SkyCallback

SkyCallback is a simple Python library that works in conjunction with SkyPilot Benchmark. It enables SkyPilot to provide a more detailed benchmark report without the need to wait until the task finishes.

What SkyCallback is for

SkyCallback is designed for machine learning tasks which have a loop iterating many steps. SkyCallback measures the average time taken by each step, and extrapolates it to the total execution time of the task.

Installing SkyCallback

Unlike SkyPilot, SkyCallback must be installed and imported in your program. To install it, add the following line in the setup section of your task YAML.

setup:
    # Activate conda or virtualenv if you use one
    # Then, install SkyCallback
    pip install "git+https://github.com/skypilot-org/skypilot.git#egg=sky-callback&subdirectory=sky/callbacks/"

Using SkyCallback generic APIs

The SkyCallback generic APIs are for PyTorch, TensorFlow, and JAX programs where training loops are exposed to the users. Below we provide the instructions for using the APIs.

First, import the SkyCallback package and initialize it using init.

import sky_callback
sky_callback.init()

Next, mark the beginning and end of each step using one of the three equivalent methods.

# Method 1: wrap your iterable (e.g., dataloader) with `step_iterator`.
from sky_callback import step_iterator
for batch in step_iterator(train_dataloader):
    ...

# Method 2: wrap your loop body with the `step` context manager.
for batch in train_dataloader:
    with sky_callback.step():
        ...

# Method 3: call `step_begin` and `step_end` directly.
for batch in train_dataloader:
    sky_callback.step_begin()
    ...
    sky_callback.step_end()

That’s it. Now you can launch your task and get a detailed benchmark report using SkyPilot Benchmark CLI. Here we provide an example of applying SkyCallback to Pytorch ImageNet training.

Note

Optionally in sky_callback.init, you can specify the total number of steps that the task will iterate through. This information is needed to estimate the total execution time/cost of your task.

sky_callback.init(
    total_steps=num_epochs * len(train_dataloader), # Optional
)

Note

In distributed training, global_rank should be additionally passed to sky_callback.init as follows:

# PyTorch DDP users
global_rank = torch.distributed.get_rank()

# Horovod users
global_rank = hvd.rank()

sky_callback.init(
    global_rank=global_rank,
    total_steps=num_epochs * len(train_dataloader), # Optional
)

Integrations with ML frameworks

Using SkyCallback is even easier for Keras, PytorchLightning, and HuggingFace Transformers programs where trainer APIs are used. SkyCallback natively supports these frameworks with simple interface.

  • Keras example

from sky_callback import SkyKerasCallback

# Add the callback to your Keras model.
model.fit(..., callbacks=[SkyKerasCallback()])

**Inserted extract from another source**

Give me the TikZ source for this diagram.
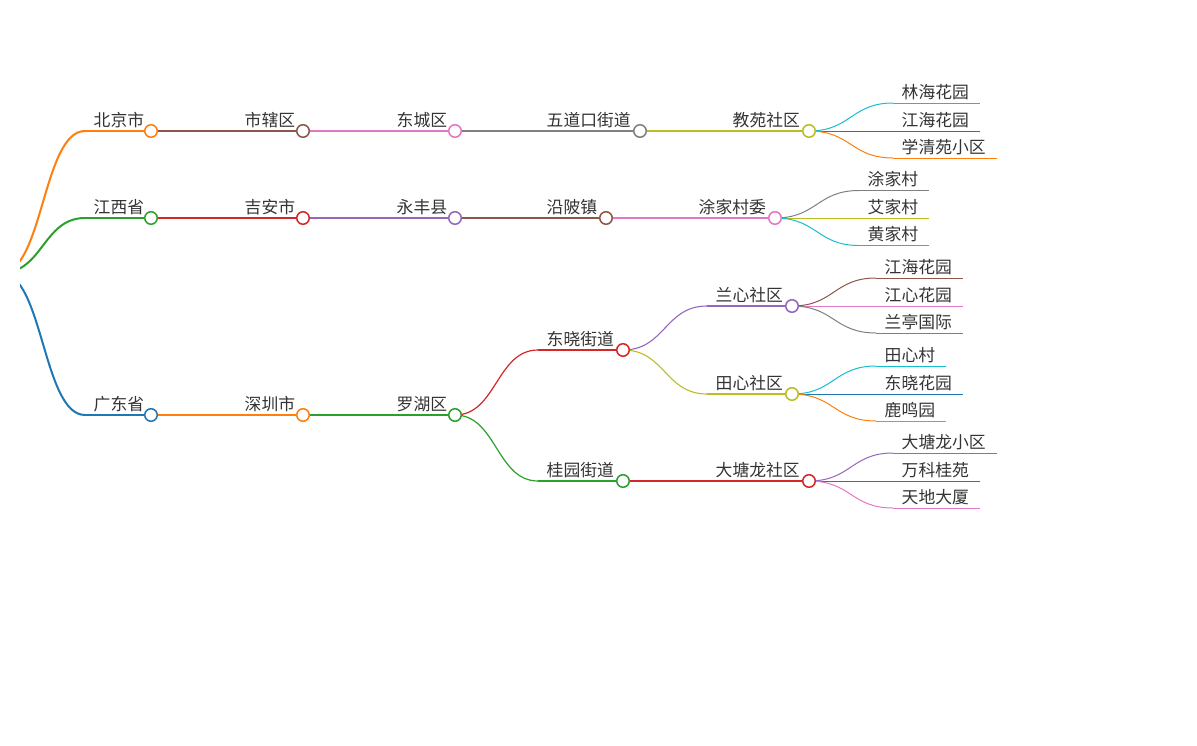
\documentclass[tikz,border=0pt]{standalone}
\usepackage{fontspec}
\newfontfamily\cjk{Noto Sans CJK SC}
\usetikzlibrary{calc}
\definecolor{cblue}{HTML}{1F77B4}
\definecolor{corange}{HTML}{FF7F0E}
\definecolor{cgreen}{HTML}{2CA02C}
\definecolor{cred}{HTML}{D62728}
\definecolor{cpurple}{HTML}{9467BD}
\definecolor{cbrown}{HTML}{8C564B}
\definecolor{cpink}{HTML}{E377C2}
\definecolor{cgray}{HTML}{7F7F7F}
\definecolor{colive}{HTML}{BCBD22}
\definecolor{ccyan}{HTML}{17BECF}
\definecolor{txt}{HTML}{333333}
\pgfdeclarelayer{fg}
\pgfsetlayers{main,fg}
\tikzset{
  lbl/.style={font=\cjk\fontsize{16.8}{18}\selectfont, text=txt, inner sep=0pt, anchor=base west},
  dot/.style={circle, fill=white, line width=1.5pt, minimum size=12.5pt, inner sep=0pt},
  link/.style={to path={let \p1=(\tikztostart), \p2=(\tikztotarget), \n1={(\x1+\x2)/2} in .. controls (\n1,\y1) and (\n1,\y2) .. (\tikztotarget)}},
}
% name, xs, xe, y, colour, width, text
\newcommand\mmnode[7]{%
  \coordinate (#1-s) at (#2,#4);
  \coordinate (#1) at (#3,#4);
  \draw[#5, line width=#6pt] (#1-s) -- (#1);
  \node[lbl] (#1-t) at ($(#1-s)+(8.5,-5)$) {#7};
}
% parent, child, colour, width
\newcommand\mmlink[4]{\draw[link, #3, line width=#4pt] (#1) to (#2-s);}
\newcommand\mmdot[2]{\begin{pgfonlayer}{fg}\node[dot, draw=#2] (#1-c) at (#1) {};\end{pgfonlayer}}
\begin{document}
\begin{tikzpicture}[x=1pt, y=-1pt]
\useasboundingbox (0,0) rectangle (1197,745);
\coordinate (root) at (1,273);
% level 1
\mmnode{bj}{85}{151}{131}{corange}{2}{北京市}
\mmnode{jx}{85}{151}{218}{cgreen}{2}{江西省}
\mmnode{gd}{85}{151}{415}{cblue}{2}{广东省}
\begin{scope}
\clip (20,0) rectangle (1197,745);
\mmlink{root}{bj}{corange}{2}
\mmlink{root}{jx}{cgreen}{2}
\mmlink{root}{gd}{cblue}{2}
\end{scope}
% level 2
\mmnode{sx}{236}{303}{131}{cbrown}{1.5}{市辖区}
\mmnode{ja}{236}{303}{218}{cred}{1.5}{吉安市}
\mmnode{sz}{236}{303}{415}{corange}{1.5}{深圳市}
\mmlink{bj}{sx}{cbrown}{1.5}
\mmlink{jx}{ja}{cred}{1.5}
\mmlink{gd}{sz}{corange}{1.5}
% level 3
\mmnode{dc}{388}{455}{131}{cpink}{1.3}{东城区}
\mmnode{yf}{388}{455}{218}{cpurple}{1.3}{永丰县}
\mmnode{lh}{388}{455}{415}{cgreen}{1.3}{罗湖区}
\mmlink{sx}{dc}{cpink}{1.3}
\mmlink{ja}{yf}{cpurple}{1.3}
\mmlink{sz}{lh}{cgreen}{1.3}
% level 4
\mmnode{wd}{538}{640}{131}{cgray}{1.2}{五道口街道}
\mmnode{yp}{538}{606}{218}{cbrown}{1.2}{沿陂镇}
\mmnode{dx}{538}{623}{350}{cred}{1.2}{东晓街道}
\mmnode{gy}{538}{623}{481}{cgreen}{1.2}{桂园街道}
\mmlink{dc}{wd}{cgray}{1.2}
\mmlink{yf}{yp}{cbrown}{1.2}
\mmlink{lh}{dx}{cred}{1.2}
\mmlink{lh}{gy}{cgreen}{1.2}
% level 5
\mmnode{jy}{724}{809}{131}{colive}{1.1}{教苑社区}
\mmnode{tw}{690}{775}{218}{cpink}{1.1}{涂家村委}
\mmnode{lx}{707}{792}{306}{cpurple}{1.1}{兰心社区}
\mmnode{tx}{707}{792}{394}{colive}{1.1}{田心社区}
\mmnode{dt}{707}{809}{481}{cred}{1.1}{大塘龙社区}
\mmlink{wd}{jy}{colive}{1.1}
\mmlink{yp}{tw}{cpink}{1.1}
\mmlink{dx}{lx}{cpurple}{1.1}
\mmlink{dx}{tx}{colive}{1.1}
\mmlink{gy}{dt}{cred}{1.1}
% level 6
\mmnode{lhhy}{893}{980}{103}{ccyan}{1}{林海花园}
\mmnode{jhhy}{893}{980}{131}{cblue}{1}{江海花园}
\mmnode{xqy}{893}{997}{158}{corange}{1}{学清苑小区}
\mmlink{jy}{lhhy}{ccyan}{1}
\mmlink{jy}{jhhy}{cblue}{1}
\mmlink{jy}{xqy}{corange}{1}
\mmnode{tjc}{859}{929}{190.5}{cgray}{1}{涂家村}
\mmnode{ajc}{859}{929}{218}{colive}{1}{艾家村}
\mmnode{hjc}{859}{929}{245.5}{ccyan}{1}{黄家村}
\mmlink{tw}{tjc}{cgray}{1}
\mmlink{tw}{ajc}{colive}{1}
\mmlink{tw}{hjc}{ccyan}{1}
\mmnode{jhhy2}{876}{963}{278}{cbrown}{1}{江海花园}
\mmnode{jxhy}{876}{963}{306}{cpink}{1}{江心花园}
\mmnode{ltgj}{876}{963}{333}{cgray}{1}{兰亭国际}
\mmlink{lx}{jhhy2}{cbrown}{1}
\mmlink{lx}{jxhy}{cpink}{1}
\mmlink{lx}{ltgj}{cgray}{1}
\mmnode{txc}{876}{946}{366}{ccyan}{1}{田心村}
\mmnode{dxhy}{876}{963}{394}{cblue}{1}{东晓花园}
\mmnode{lmy}{876}{946}{421}{corange}{1}{鹿鸣园}
\mmlink{tx}{txc}{ccyan}{1}
\mmlink{tx}{dxhy}{cblue}{1}
\mmlink{tx}{lmy}{corange}{1}
\mmnode{dtxq}{893}{997}{453}{cpurple}{1}{大塘龙小区}
\mmnode{wkgy}{893}{980}{481}{cbrown}{1}{万科桂苑}
\mmnode{tddx}{893}{980}{508}{cpink}{1}{天地大厦}
\mmlink{dt}{dtxq}{cpurple}{1}
\mmlink{dt}{wkgy}{cbrown}{1}
\mmlink{dt}{tddx}{cpink}{1}
% circles on non-leaf nodes
\mmdot{bj}{corange}
\mmdot{jx}{cgreen}
\mmdot{gd}{cblue}
\mmdot{sx}{cbrown}
\mmdot{ja}{cred}
\mmdot{sz}{corange}
\mmdot{dc}{cpink}
\mmdot{yf}{cpurple}
\mmdot{lh}{cgreen}
\mmdot{wd}{cgray}
\mmdot{yp}{cbrown}
\mmdot{dx}{cred}
\mmdot{gy}{cgreen}
\mmdot{jy}{colive}
\mmdot{tw}{cpink}
\mmdot{lx}{cpurple}
\mmdot{tx}{colive}
\mmdot{dt}{cred}
\end{tikzpicture}
\end{document}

Here you can find an example of applying SkyCallback to Keras ASR model training.

  • PytorchLightning example

from sky_callback import SkyLightningCallback

# Add the callback to your trainer.
trainer = pl.Trainer(..., callbacks=[SkyLightningCallback()])

Here you can find an example of applying SkyCallback to PyTorchLightning GAN model training.

  • HuggingFace Transformers example

from sky_callback import SkyTransformersCallback

# Add the callback to your trainer.
trainer = transformers.Trainer(..., callbacks=[SkyTransformersCallback()])

Here you can find an example of applying SkyCallback to HuggingFace BERT fine-tuning.

Note

When using the framework-integrated callbacks, do not call sky_callback.init for initialization. The callbacks will do it for you.